Piper writes in a straightforward and penetrating manner. Pastor John has said that books don’t change people, sentences do. There are dozens of sentences here that have the potential to do just that. The tone is warm because in Christ we are adopted by our Father so we are all fundamentally “brothers.” There is no authoritarian “I’m-the-expert” impression here.
He has six new chapters in this updated and expanded edition. Chapter 4, “Brothers, God does Make Much of Us” balances the statement that God is God-centered and primarily aims to enable us to make much of him by saying that God does indeed make much of us. Chapter 6 explains the gospel and gives the goal of the gospel that is often minimized, assumed, or forgotten in many gospel presentations, namely that God himself is the goodness of the gospel. His contrast between “Bible-oriented and entertainment-oriented preachers” in chapter 13 was helpful but I did think the bible-oriented preacher who still presses his church (and those he trains) to be “in the know about the ever-changing entertainment and media world” (p. ix) wasn’t really confronted. Mark Driscoll is not entertainment-oriented but has exhorted others to be in the know. Perhaps this lack of confrontation was by intention, but the current temptations I face are a bit more nuanced and not commented on by the chapter. Chapter 18 exhorts us to pursue the tone of the text. Piper has modeled this throughout his ministry and many pastors would be better expository preachers if they pursued and communicated the particular tones of specific texts (and genres!) they preach. This is lacking in the neo-reformed evangelical (i.e. The Gospel Coalition, Together for the Gospel, 9Marks, Shepherd’s Conference) movements though there are more and more examples cropping up. The chapter on sanctification in chapter 22 on acting the miracle is the best of Calvinistic and Reformed theology applied to the daily fight of sin for growth in holiness. Chapter 27 exhorts us to exercise, eat well, and rest for the sake of gospel ministry.

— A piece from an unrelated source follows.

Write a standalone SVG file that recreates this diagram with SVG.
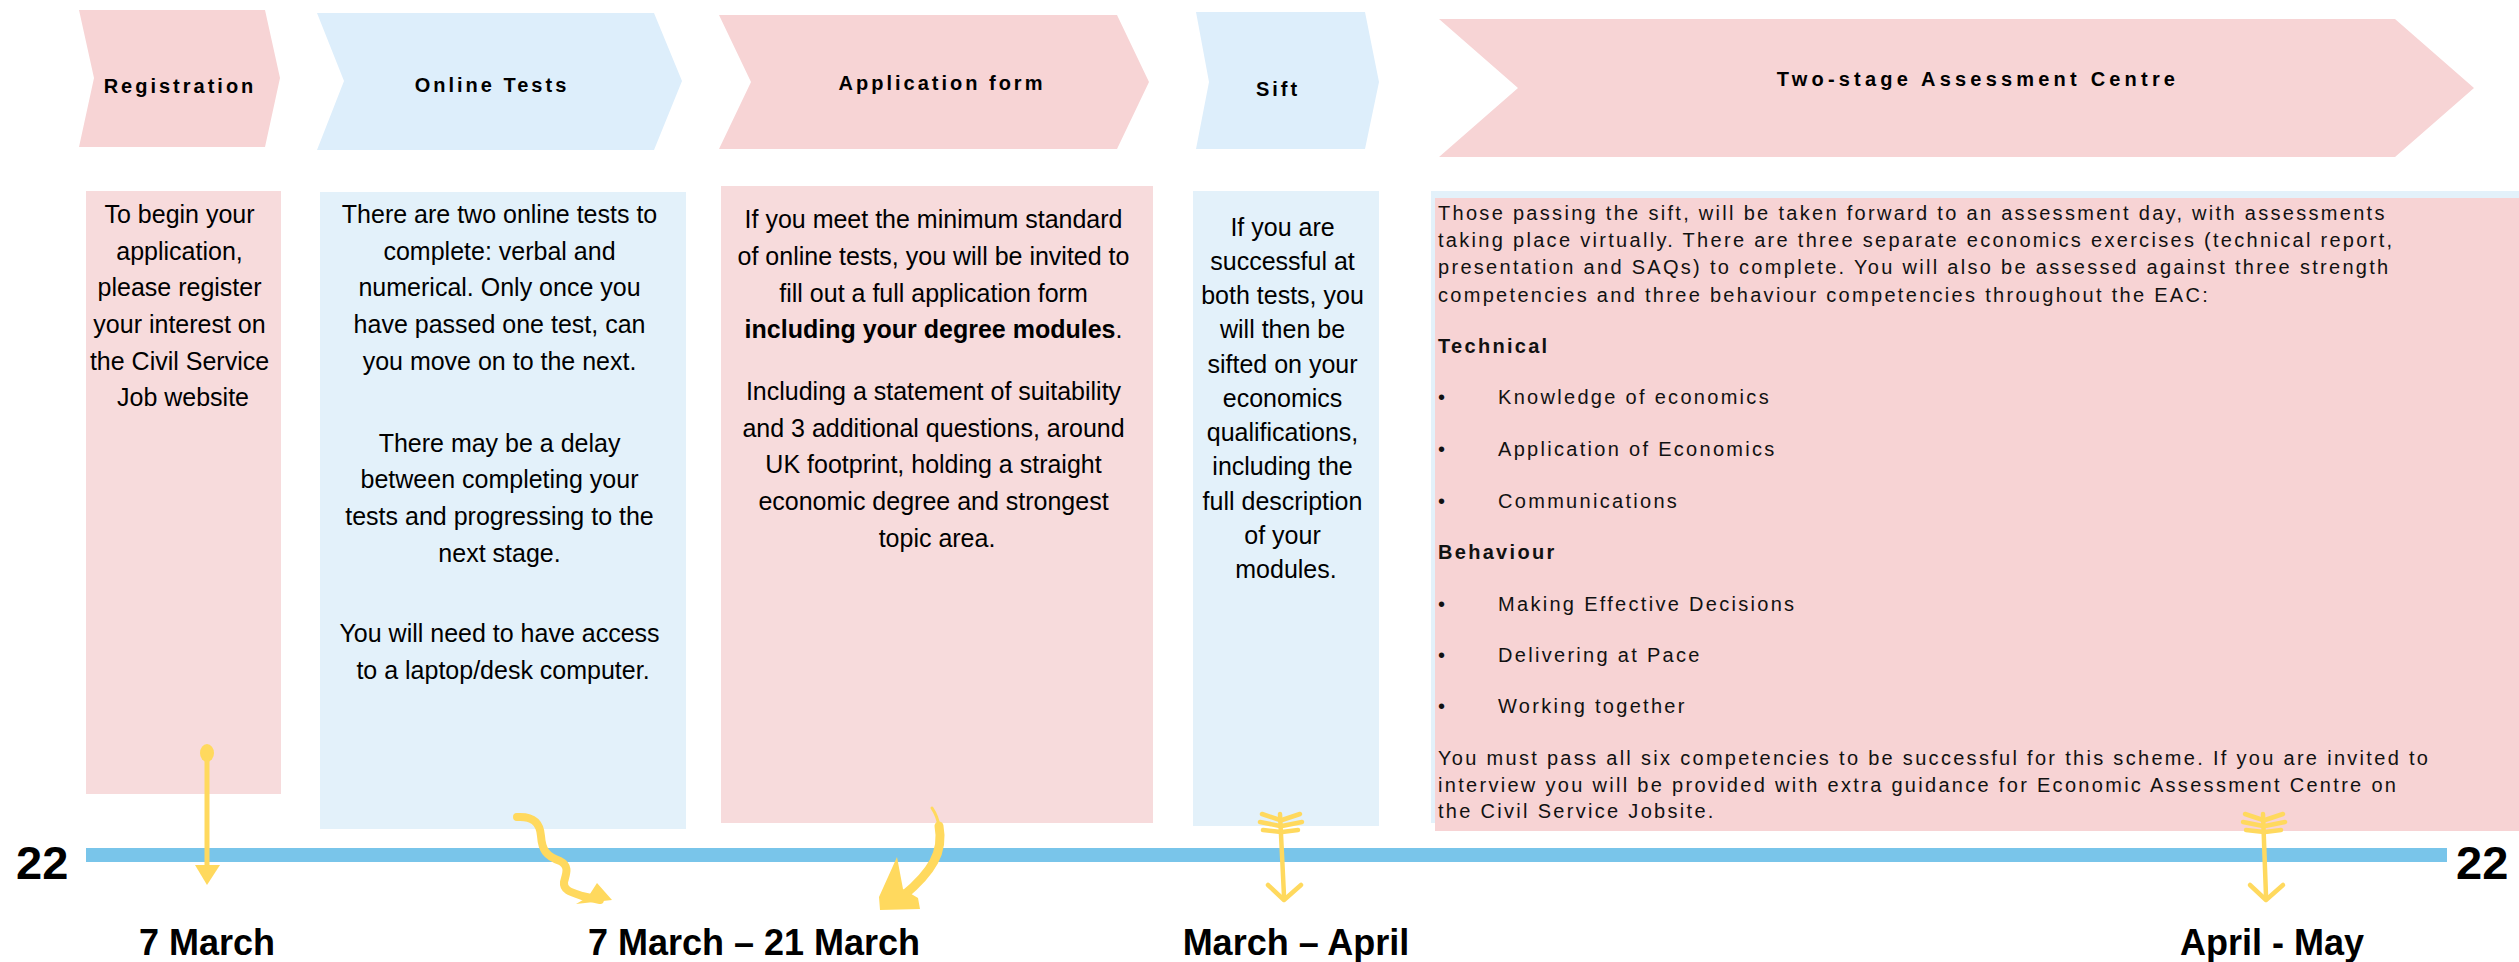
<svg xmlns="http://www.w3.org/2000/svg" width="2519" height="962" viewBox="0 0 2519 962">
<style>
.cp{fill:#F7D4D5}
.cb{fill:#DDEEFB}
.bp{fill:#F7DBDC}
.bb{fill:#E3F1FA}
.hd{font-family:"Liberation Sans",Arial,sans-serif;font-weight:bold;font-size:20px;letter-spacing:3px;fill:#000;text-anchor:middle}
.bd{font-family:"Liberation Sans",Arial,sans-serif;font-size:25px;fill:#000;text-anchor:middle}
.ea{font-family:"Liberation Sans",Arial,sans-serif;font-size:20px;letter-spacing:2.3px;fill:#111}
.dt{font-family:"Liberation Sans",Arial,sans-serif;font-weight:bold;font-size:36px;fill:#000;text-anchor:middle}
.yr{font-family:"Liberation Sans",Arial,sans-serif;font-weight:bold;font-size:47px;fill:#000}
.ys{fill:none;stroke:#FFD95E;stroke-linecap:round;stroke-linejoin:round}
.yf{fill:#FFD95E}
</style>
<rect width="2519" height="962" fill="#fff"/>

<g id="timeline">
<rect x="86" y="848" width="2361" height="14" fill="#79C5EA"/>
<text class="yr" x="16" y="879">22</text>
<text class="yr" x="2456" y="879">22</text>
</g>

<g id="registration">
<polygon class="cp" points="79,10 265,10 280,78 265,147 79,147 94,78"/>
<text class="hd" x="180" y="93">Registration</text>
<rect class="bp" x="86" y="191" width="195" height="603"/>
<text class="bd">
<tspan x="183" y="223">To begin your</tspan>
<tspan x="183" y="260">application,</tspan>
<tspan x="183" y="296">please register</tspan>
<tspan x="183" y="333">your interest on</tspan>
<tspan x="183" y="370">the Civil Service</tspan>
<tspan x="183" y="406">Job website</tspan>
</text>
</g>

<g id="online-tests">
<polygon class="cb" points="317,13 654,13 682,81 654,150 317,150 344,81"/>
<text class="hd" x="492" y="92">Online Tests</text>
<rect class="bb" x="320" y="192" width="366" height="637"/>
<text class="bd">
<tspan x="503" y="223">There are two online tests to</tspan>
<tspan x="503" y="260">complete: verbal and</tspan>
<tspan x="503" y="296">numerical. Only once you</tspan>
<tspan x="503" y="333">have passed one test, can</tspan>
<tspan x="503" y="370">you move on to the next.</tspan>
<tspan x="503" y="452">There may be a delay</tspan>
<tspan x="503" y="488">between completing your</tspan>
<tspan x="503" y="525">tests and progressing to the</tspan>
<tspan x="503" y="562">next stage.</tspan>
<tspan x="503" y="642">You will need to have access</tspan>
<tspan x="503" y="679">to a laptop/desk computer.</tspan>
</text>
</g>

<g id="application-form">
<polygon class="cp" points="719,15 1117,15 1149,82 1117,149 719,149 751,82"/>
<text class="hd" x="942" y="90">Application form</text>
<rect class="bp" x="721" y="186" width="432" height="637"/>
<text class="bd">
<tspan x="937" y="228">If you meet the minimum standard</tspan>
<tspan x="937" y="265">of online tests, you will be invited to</tspan>
<tspan x="937" y="302">fill out a full application form</tspan>
<tspan x="937" y="338"><tspan font-weight="bold">including your degree modules</tspan>.</tspan>
<tspan x="937" y="400">Including a statement of suitability</tspan>
<tspan x="937" y="437">and 3 additional questions, around</tspan>
<tspan x="937" y="473">UK footprint, holding a straight</tspan>
<tspan x="937" y="510">economic degree and strongest</tspan>
<tspan x="937" y="547">topic area.</tspan>
</text>
</g>

<g id="sift">
<polygon class="cb" points="1196,12 1365,12 1379,82 1365,149 1196,149 1209,82"/>
<text class="hd" x="1278" y="96">Sift</text>
<rect class="bb" x="1193" y="191" width="186" height="635"/>
<text class="bd">
<tspan x="1286" y="236">If you are</tspan>
<tspan x="1286" y="270">successful at</tspan>
<tspan x="1286" y="304">both tests, you</tspan>
<tspan x="1286" y="338">will then be</tspan>
<tspan x="1286" y="373">sifted on your</tspan>
<tspan x="1286" y="407">economics</tspan>
<tspan x="1286" y="441">qualifications,</tspan>
<tspan x="1286" y="475">including the</tspan>
<tspan x="1286" y="510">full description</tspan>
<tspan x="1286" y="544">of your</tspan>
<tspan x="1286" y="578">modules.</tspan>
</text>
</g>

<g id="assessment-centre">
<polygon class="cp" points="1439,19 2395,19 2474,88 2395,157 1439,157 1518,88"/>
<text class="hd" x="1978" y="86" style="letter-spacing:4.2px">Two-stage Assessment Centre</text>
<rect class="bb" x="1431" y="191" width="1088" height="632"/>
<rect fill="#F7D3D4" x="1435" y="198" width="1084" height="633"/>
<text class="ea">
<tspan x="1438" y="220">Those passing the sift, will be taken forward to an assessment day, with assessments</tspan>
<tspan x="1438" y="247">taking place virtually. There are three separate economics exercises (technical report,</tspan>
<tspan x="1438" y="274">presentation and SAQs) to complete. You will also be assessed against three strength</tspan>
<tspan x="1438" y="302">competencies and three behaviour competencies throughout the EAC:</tspan>
<tspan x="1438" y="353" font-weight="bold">Technical</tspan>
<tspan x="1438" y="404">•</tspan><tspan x="1498" y="404">Knowledge of economics</tspan>
<tspan x="1438" y="456">•</tspan><tspan x="1498" y="456">Application of Economics</tspan>
<tspan x="1438" y="508">•</tspan><tspan x="1498" y="508">Communications</tspan>
<tspan x="1438" y="559" font-weight="bold">Behaviour</tspan>
<tspan x="1438" y="611">•</tspan><tspan x="1498" y="611">Making Effective Decisions</tspan>
<tspan x="1438" y="662">•</tspan><tspan x="1498" y="662">Delivering at Pace</tspan>
<tspan x="1438" y="713">•</tspan><tspan x="1498" y="713">Working together</tspan>
<tspan x="1438" y="765">You must pass all six competencies to be successful for this scheme. If you are invited to</tspan>
<tspan x="1438" y="792">interview you will be provided with extra guidance for Economic Assessment Centre on</tspan>
<tspan x="1438" y="818">the Civil Service Jobsite.</tspan>
</text>
</g>

<g id="dates">
<text class="dt" x="207" y="955">7 March</text>
<text class="dt" x="754" y="955">7 March – 21 March</text>
<text class="dt" x="1296" y="955">March – April</text>
<text class="dt" x="2272" y="955">April - May</text>
</g>

<g id="connectors">
<!-- registration pin arrow -->
<ellipse class="yf" cx="207" cy="753" rx="7" ry="9"/>
<line class="ys" x1="207" y1="758" x2="207" y2="870" stroke-width="5"/>
<polygon class="yf" points="195,865 220,865 207,885"/>
<!-- squiggle arrow -->
<path class="ys" stroke-width="8" d="M517,817 C532,816 540,822 541,836 C542,850 546,856 560,861 C570,866 566,874 564,882 C563,890 570,892 582,896 L600,900"/>
<polygon class="yf" points="597,883 612,900 576,904 588,897"/>
<!-- curved arrow -->
<path class="ys" stroke-width="3" d="M932,808 C936,814 938,820 939,826"/>
<path class="ys" stroke-width="9" d="M939,826 C944,852 932,872 903,896"/>
<polygon class="yf" points="897,857 903,889 918,898 920,909 880,910 879,897"/>
<!-- sift feather arrow -->
<g class="ys" stroke-width="4.5">
<line x1="1280" y1="814" x2="1284" y2="896"/>
<line x1="1280" y1="820" x2="1262" y2="814"/>
<line x1="1280" y1="826" x2="1260" y2="822"/>
<line x1="1281" y1="832" x2="1263" y2="830"/>
<line x1="1282" y1="820" x2="1300" y2="814"/>
<line x1="1282" y1="826" x2="1302" y2="822"/>
<line x1="1282" y1="832" x2="1298" y2="830"/>
<polyline points="1268,885 1284,900 1301,885"/>
</g>
<!-- april-may feather arrow -->
<g class="ys" stroke-width="4.5">
<line x1="2263" y1="814" x2="2266" y2="896"/>
<line x1="2263" y1="820" x2="2245" y2="814"/>
<line x1="2263" y1="826" x2="2243" y2="822"/>
<line x1="2264" y1="832" x2="2246" y2="830"/>
<line x1="2265" y1="820" x2="2283" y2="814"/>
<line x1="2265" y1="826" x2="2285" y2="822"/>
<line x1="2265" y1="832" x2="2281" y2="830"/>
<polyline points="2250,885 2266,900 2283,885"/>
</g>
</g>
</svg>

The book is practical and clear on actions and pathways for pastoral growth and change. We should communicate God’s love for his glory, his nature as loving, and his love for us. This book is theology at it’s best since theology may be thought of according to John Frame as “the application of the Word of God by persons to all areas of life.” This is theology applied and exhorted to the pastor.
Personally, I was challenged to master the biblical languages, to make progress in personal and pastoral prayer, to make time to read in general and biography in particular, and to take greater care of my physical body as a stewardship for gospel ministry.
This book serves as a great refresher or introduction to many of Pastor John’s God-centered and Christ-exalting writings and emphases in his ministry. Capsules of Desiring God, Future Grace, God is the Gospel, and Let the Nations Be Glad! are contained in its pages. I highly recommend the book to pastors, church leaders, and all motivated church members. You will not only benefit in regard to your participation in gospel ministry, you will be encouraged by the glorious God of all things including ministry.
Full disclosure: I was given a complimentary copy this book with the understanding I’d write a review, but I loved the first edition (paid for with my own money!) and was delighted even more with this new edition!